For more information, see Sperowider Configuration Files.
Sperowider also recognizes special tags in HTML which it will interpet during the Rectify Action. The tags are enclosed in the form of HTML comments. The main function of Sperowid HTML Tags are include/exclude tags that can act to have different HTML end up on the Flat HTML version than is displayed on the live site. The Sperowider HTML Tags are always enclosed in special HTML comments that are simply an HTML comment start string (<--), a space, then the word "Sperowider" with a capital S, and a line break. From there to the next close HTML comment string (-->), everything is interpreted as part of a Sperowider HTML Tag.
Sperowider also recognizes the HTML-meta header tag "sperowider-extraweight" which allows pages to be given extra weight for specified terms for Sperosearch. These tags do not affect the resulting Flat HTML, only the search index. The "content" is a comma-separated list of terms.
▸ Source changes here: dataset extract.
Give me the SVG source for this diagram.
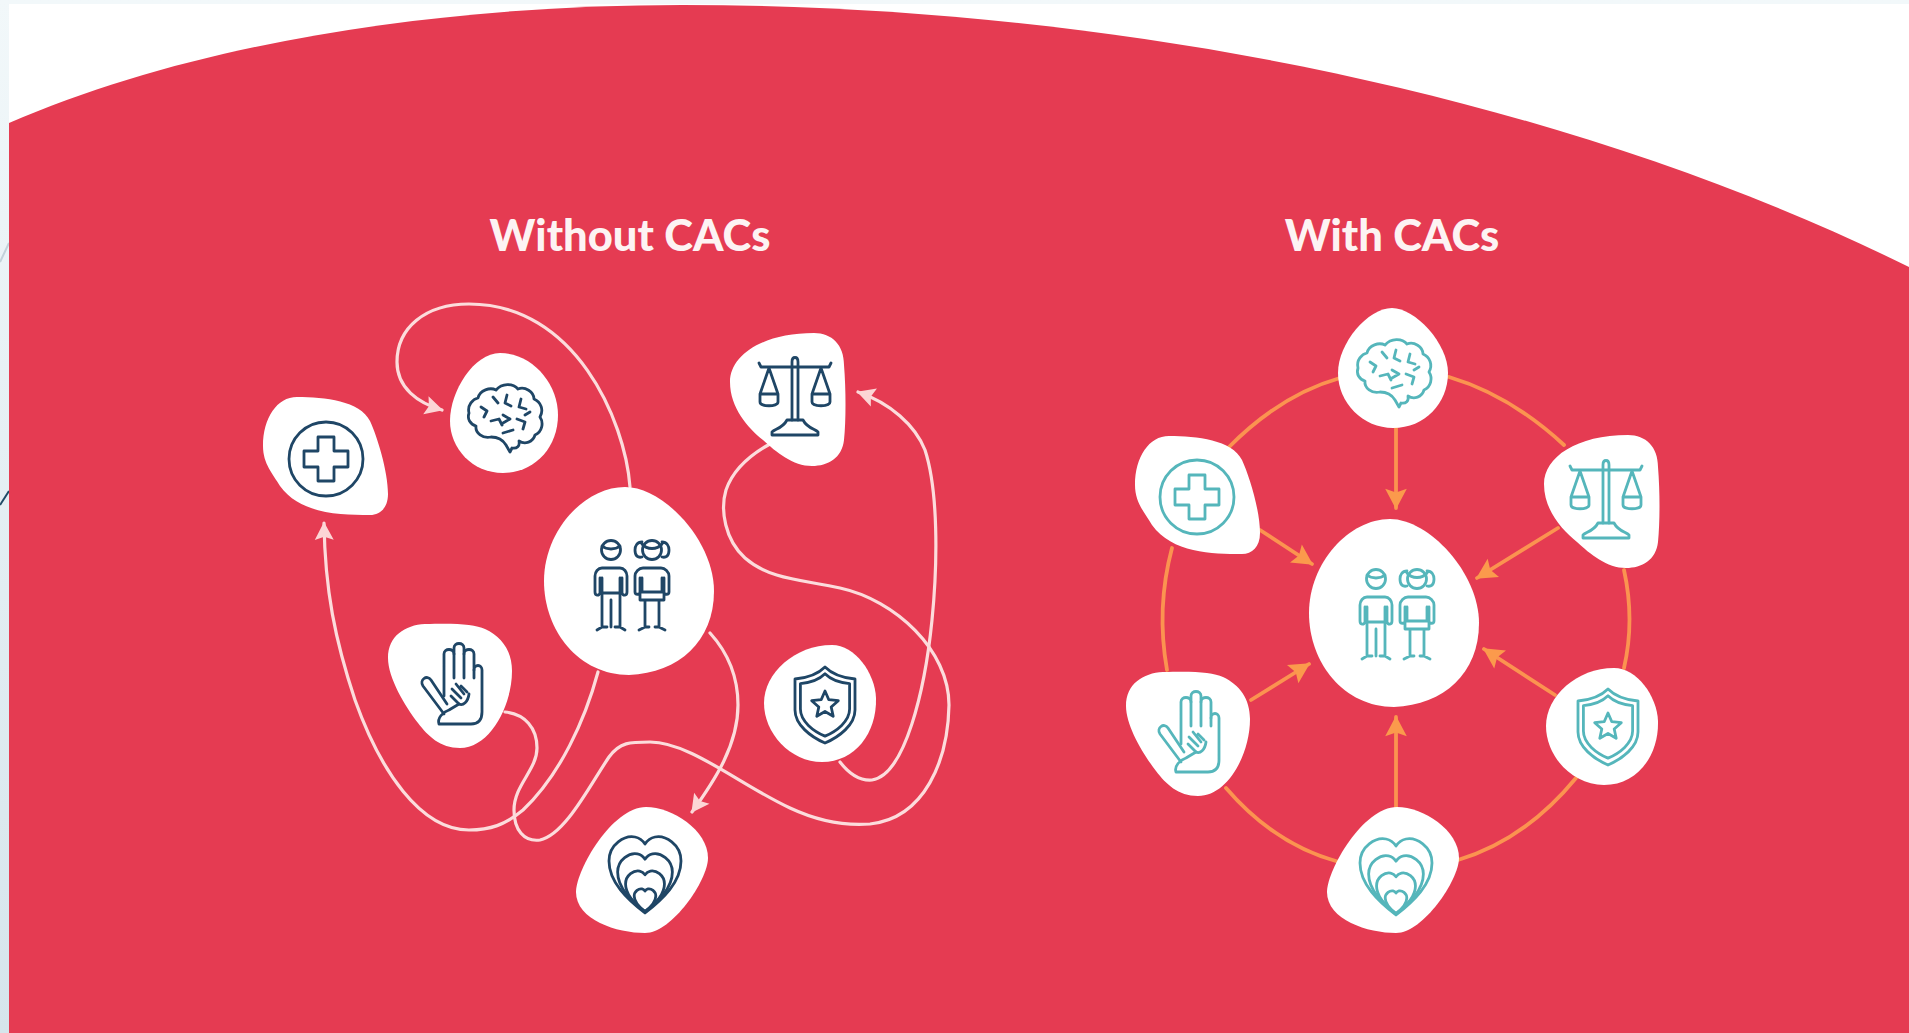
<svg xmlns="http://www.w3.org/2000/svg" width="1909" height="1033" viewBox="0 0 1909 1033">
<style>
.blob{fill:#fff;stroke:none}
.ico{fill:none;stroke-width:2.8;stroke-linejoin:round;stroke-linecap:round}
.ico *{vector-effect:non-scaling-stroke}
.dark{stroke:#1f4666}
.teal{stroke:#55b6bb}
.title{font-family:"Lato","Liberation Sans",sans-serif;font-weight:900;font-size:43.5px;fill:#fdf3f3;text-anchor:middle}
.w{fill:none;stroke:#fcdcdc;stroke-width:3.2;stroke-linecap:round}
.o{fill:none;stroke:#fb9350;stroke-width:3.8;stroke-linecap:round}
</style>
<defs>
<linearGradient id="side" x1="0" y1="0" x2="0" y2="1"><stop offset="0" stop-color="#f2f8fa"/><stop offset="1" stop-color="#d6e5ec"/></linearGradient>
<marker id="aw" viewBox="0 0 20 20" refX="18" refY="10" markerWidth="21" markerHeight="21" markerUnits="userSpaceOnUse" orient="auto"><path d="M2,1 L19,10 L2,19 L5,10Z" fill="#fcd5d5"/></marker>
<marker id="ao" viewBox="0 0 20 20" refX="18" refY="10" markerWidth="24" markerHeight="24" markerUnits="userSpaceOnUse" orient="auto"><path d="M2,1 L19,10 L2,19 L5,10Z" fill="#fb9a4c"/></marker>
<path id="bPlus" d="M-28,-59 C0,-59 35,-55 45,-35 C52,-20 63,15 63,38 C63,52 55,59 45,59 C15,59 -25,58 -45,30 C-52,18 -62,8 -62,-10 C-62,-38 -48,-59 -28,-59Z"/>
<path id="bBrainL" d="M-4,-60 C28,-60 54,-30 54,2 C54,35 30,60 -1,60 C-32,60 -54,35 -54,8 C-54,-22 -30,-60 -4,-60Z"/>
<path id="bBrainR" d="M-1,-60 C22,-60 55,-25 55,5 C55,35 32,60 0,60 C-30,60 -55,35 -55,5 C-55,-25 -25,-60 -1,-60Z"/>
<path id="bCenter" d="M-4,-94 C35,-94 85,-40 85,10 C85,60 50,92 0,94 C-50,94 -85,50 -85,0 C-85,-50 -45,-94 -4,-94Z"/>
<path id="bScale" d="M26,-67 C44,-67 56,-55 56,-35 C58,-10 58,20 56,40 C54,58 40,66 24,66 C5,66 -12,52 -25,40 C-40,28 -58,8 -58,-18 C-58,-45 -25,-67 26,-67Z"/>
<path id="bHand" d="M-25,-62 C5,-63 25,-62 35,-57 C52,-49 62,-35 62,-15 C62,20 40,62 10,62 C-10,62 -22,50 -32,37 C-45,20 -62,-8 -62,-28 C-62,-50 -45,-61 -25,-62Z"/>
<path id="bShield" d="M12,-58 C35,-58 55,-30 56,-5 C57,30 35,59 2,59 C-30,59 -56,30 -56,0 C-56,-30 -25,-58 12,-58Z"/>
<path id="bHeart" d="M4,-63 C30,-63 66,-40 66,-12 C66,10 30,63 3,63 C-25,63 -66,50 -66,22 C-66,0 -30,-63 4,-63Z"/>
<g id="iPlus" class="ico"><circle r="37"/><path d="M-8,-22 H8 V-8 H22 V8 H8 V22 H-8 V8 H-22 V-8 H-8Z"/></g>
<g id="iBrain" class="ico"><path d="M-36,-4 C-38,-12 -32,-18 -27,-19 C-25,-27 -15,-30 -9,-27 C-3,-34 8,-34 13,-28 C20,-31 29,-25 29,-18 C36,-15 39,-7 35,0 C39,6 37,15 30,18 C28,25 20,28 14,24 C15,29 12,32 7,31 L5,35 L1,28 C-2,23 -8,20 -14,20 C-22,22 -30,16 -29,9 C-35,7 -38,2 -36,-4Z"/><path d="M-24,-10 l6,4 l-3,6 M-12,-20 l5,6 M2,-22 l-2,8 l6,3 M16,-18 l-2,8 l7,2 M-14,4 l8,-2 l3,6 M-2,-2 l7,4 l-7,4 M12,2 l8,3 l-2,7 M-2,16 l10,-3 M25,-5 l-5,3"/></g>
<g id="iKids" class="ico">
<circle cx="-20" cy="-36" r="9.5"/><path d="M-29,-40 C-24,-36 -16,-36 -11,-40"/>
<path d="M-29,-18 H-11 C-7,-18 -4,-14 -4,-10 V6 C-4,10 -8,10 -9,7 V-8 M-31,-8 V7 C-32,10 -36,10 -36,6 V-10 C-36,-14 -33,-18 -29,-18 M-29,-8 V7 H-11 V-8 M-29,7 V41 M-11,7 V41 M-20,14 V41 M-34,44 L-29,41 H-24 M-6,44 L-11,41 H-16"/>
<circle cx="21" cy="-36" r="9.5"/><path d="M11,-44 C6,-44 4,-40 4,-36 C4,-30 7,-28 11,-29 M31,-44 C36,-44 38,-40 38,-36 C38,-30 35,-28 31,-29 M11,-42 C16,-36 26,-36 31,-42"/>
<path d="M12,-18 H30 C34,-18 38,-14 38,-10 V6 C38,9 33,9 33,6 V-8 M9,-8 V6 C9,9 4,9 4,6 V-10 C4,-14 8,-18 12,-18 M11,-8 V6 M31,-8 V6 M9,6 H33 V14 H9Z M14,14 V41 M28,14 V41 M8,44 L14,41 H18 M34,44 L28,41 H24"/>
</g>
<g id="iScale" class="ico"><path d="M-3,-34 C-3,-40 3,-40 3,-34 V24 M-3,-34 V24 M-36,-33 L-34,-29 H34 L36,-33"/>
<path d="M-26,-28 L-35,-2 V6 C-35,11 -17,11 -17,6 V-2Z M-35,-2 H-17 M26,-28 L17,-2 V6 C17,11 35,11 35,6 V-2Z M17,-2 H35"/>
<path d="M-8,24 H8 C12,32 20,33 23,36 V39 H-23 V36 C-20,33 -12,32 -8,24Z"/></g>
<g id="iHand" class="ico"><path d="M-9,12 V-30 C-9,-36 1,-36 1,-30 V-36 C1,-42 11,-42 11,-36 V-30 C11,-36 21,-36 21,-30 V-14 C21,-20 29,-20 29,-14 V28 C29,36 25,40 18,40 H-14 C-16,34 -10,28 -4,26 L6,20"/>
<path d="M-9,30 L-30,2 C-34,-4 -26,-10 -22,-4 L-6,20 M1,-30 V-6 M11,-30 V-6 M21,-14 V-6"/><path d="M6,20 L-2,12 M8,14 L-1,5 M11,10 L3,0 M14,8 L8,2 M6,20 C10,22 15,18 16,10"/></g>
<g id="iShield" class="ico"><path d="M0,-38 C8,-30 18,-27 30,-26 V5 C30,20 14,32 0,38 C-14,32 -30,20 -30,5 V-26 C-18,-27 -8,-30 0,-38Z"/><path transform="scale(.82)" d="M0,-38 C8,-30 18,-27 30,-26 V5 C30,20 14,32 0,38 C-14,32 -30,20 -30,5 V-26 C-18,-27 -8,-30 0,-38Z"/><path d="M0,-14 L3.8,-5.3 13.3,-4.3 6.2,2 8.2,11.3 0,6.5 -8.2,11.3 -6.2,2 -13.3,-4.3 -3.8,-5.3Z"/></g>
<g id="iHeart" class="ico"><path d="M0,39 C-18,25 -36,8 -36,-13 C-36,-30 -20,-39 -10,-37 C-5,-36 -2,-33 0,-30 C2,-33 5,-36 10,-37 C20,-39 36,-30 36,-13 C36,8 18,25 0,39Z"/><path transform="translate(0,8) scale(.76)" d="M0,39 C-18,25 -36,8 -36,-13 C-36,-30 -20,-39 -10,-37 C-5,-36 -2,-33 0,-30 C2,-33 5,-36 10,-37 C20,-39 36,-30 36,-13 C36,8 18,25 0,39Z"/><path transform="translate(0,17) scale(.54)" d="M0,39 C-18,25 -36,8 -36,-13 C-36,-30 -20,-39 -10,-37 C-5,-36 -2,-33 0,-30 C2,-33 5,-36 10,-37 C20,-39 36,-30 36,-13 C36,8 18,25 0,39Z"/><path transform="translate(0,26) scale(.3)" d="M0,39 C-18,25 -36,8 -36,-13 C-36,-30 -20,-39 -10,-37 C-5,-36 -2,-33 0,-30 C2,-33 5,-36 10,-37 C20,-39 36,-30 36,-13 C36,8 18,25 0,39Z"/></g>
</defs>

<rect width="1909" height="1033" fill="url(#side)"/>
<path d="M0,262 L9,243" stroke="#c3d2da" stroke-width="2" fill="none"/>
<path d="M0,505 L9,491" stroke="#1f4a66" stroke-width="2" fill="none"/>
<rect x="9" y="4" width="1900" height="1029" fill="#fff"/>
<path id="field" d="M9,123 C200,40 450,5 682,5 C1100,5 1550,90 1909,267 V1033 H9Z" fill="#e53b52"/>

<text class="title" x="630" y="251">Without CACs</text>
<text class="title" x="1392" y="251">With CACs</text>

<g id="connectors">
<g id="without-connectors">
<path class="w" marker-end="url(#aw)" d="M630,487 C625,420 575,304 469,304 C425,304 397,328 397,362 C397,388 418,403 442,410"/>
<path class="w" marker-end="url(#aw)" d="M598,672 C585,720 560,775 523,810 C505,825 490,830 469,830 C420,830 380,770 355,700 C335,640 325,590 324,523"/>
<path class="w" d="M505,712 C525,714 537,728 537,748 C537,770 514,785 514,810 C514,830 524,842 540,840 C565,835 590,785 609,757 C620,742 630,742 650,742 C690,742 740,785 790,808 C820,822 845,826 870,824 C925,818 948,760 949,705 C949,650 895,600 840,588 C805,580 770,580 745,558 C725,540 720,510 726,490 C733,470 750,455 770,444"/>
<path class="w" marker-end="url(#aw)" d="M840,762 C850,775 860,781 872,780 C905,775 925,690 932,620 C938,560 938,490 925,450 C915,425 890,403 858,392"/>
<path class="w" marker-end="url(#aw)" d="M710,633 C730,655 738,680 738,705 C738,745 715,780 692,812"/>
</g>
<g id="with-connectors">
<path class="o" d="M1340,378 Q1280,395 1228,448"/>
<path class="o" d="M1449,377 Q1510,395 1564,445"/>
<path class="o" d="M1172,548 Q1156,608 1167,670"/>
<path class="o" d="M1624,570 Q1635,620 1624,668"/>
<path class="o" d="M1226,788 Q1275,845 1339,862"/>
<path class="o" d="M1576,778 Q1525,840 1458,860"/>
<path class="o" marker-end="url(#ao)" d="M1396,428 V508"/>
<path class="o" marker-end="url(#ao)" d="M1260,530 L1312,564"/>
<path class="o" marker-end="url(#ao)" d="M1558,528 L1477,578"/>
<path class="o" marker-end="url(#ao)" d="M1251,700 L1309,664"/>
<path class="o" marker-end="url(#ao)" d="M1555,695 L1484,649"/>
<path class="o" marker-end="url(#ao)" d="M1396,808 V717"/>
</g>
</g>

<g class="dark">
<g id="l-plus"><use href="#bPlus" class="blob" x="325" y="456"/><use href="#iPlus" x="326" y="459"/></g>
<g id="l-brain"><use href="#bBrainL" class="blob" x="504" y="413"/><use href="#iBrain" x="505" y="417"/></g>
<g id="l-children"><use href="#bCenter" class="blob" x="629" y="581"/><use href="#iKids" x="631" y="586"/></g>
<g id="l-scale"><use href="#bScale" class="blob" x="788" y="400"/><use href="#iScale" x="795" y="396"/></g>
<g id="l-hand"><use href="#bHand" class="blob" x="450" y="686"/><use href="#iHand" x="453" y="684"/></g>
<g id="l-shield"><use href="#bShield" class="blob" x="820" y="703"/><use href="#iShield" x="825" y="705"/></g>
<g id="l-heart"><use href="#bHeart" class="blob" x="642" y="870"/><use href="#iHeart" x="645" y="874"/></g>
</g>
<g class="teal">
<g id="r-plus"><use href="#bPlus" class="blob" x="1197" y="495"/><use href="#iPlus" x="1197" y="497"/></g>
<g id="r-brain"><use href="#bBrainR" class="blob" x="1393" y="368"/><use href="#iBrain" x="1394" y="372"/></g>
<g id="r-children"><use href="#bCenter" class="blob" x="1394" y="613"/><use href="#iKids" x="1396" y="615"/></g>
<g id="r-scale"><use href="#bScale" class="blob" x="1602" y="502"/><use href="#iScale" x="1606" y="499"/></g>
<g id="r-hand"><use href="#bHand" class="blob" x="1188" y="734"/><use href="#iHand" x="1190" y="732"/></g>
<g id="r-shield"><use href="#bShield" class="blob" x="1602" y="726"/><use href="#iShield" x="1608" y="727"/></g>
<g id="r-heart"><use href="#bHeart" class="blob" x="1393" y="870"/><use href="#iHeart" x="1396" y="876"/></g>
</g>
</svg>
For more information, see SperoSearch.
Note: Sperosearch (Lucene) databases for large sites are not practical for using on remote mirror sites. For a large site (10-30,000 pages), even the very efficient Lucene database files can grow into the tens of MegaBytes. For large sites that wish to use Sperosearch on remore mirrors, the Sperowider 1.0 solution is to have users download the SperoSearch applet and databases as a download which they run locally and custom-alter the search.html page to point the local browser to the mirror-site location URLs. Future versions of Sperowider should make this somewhat easier.
Spiders or other robots often use other people's resources and can be burdensome. It is important to understand that when you use Sperowider or any spider, you are responsible for the behaviour of the software. When you are using a spider to index or download a website, there are guidelines for how to do this in a responsible and respectful manner.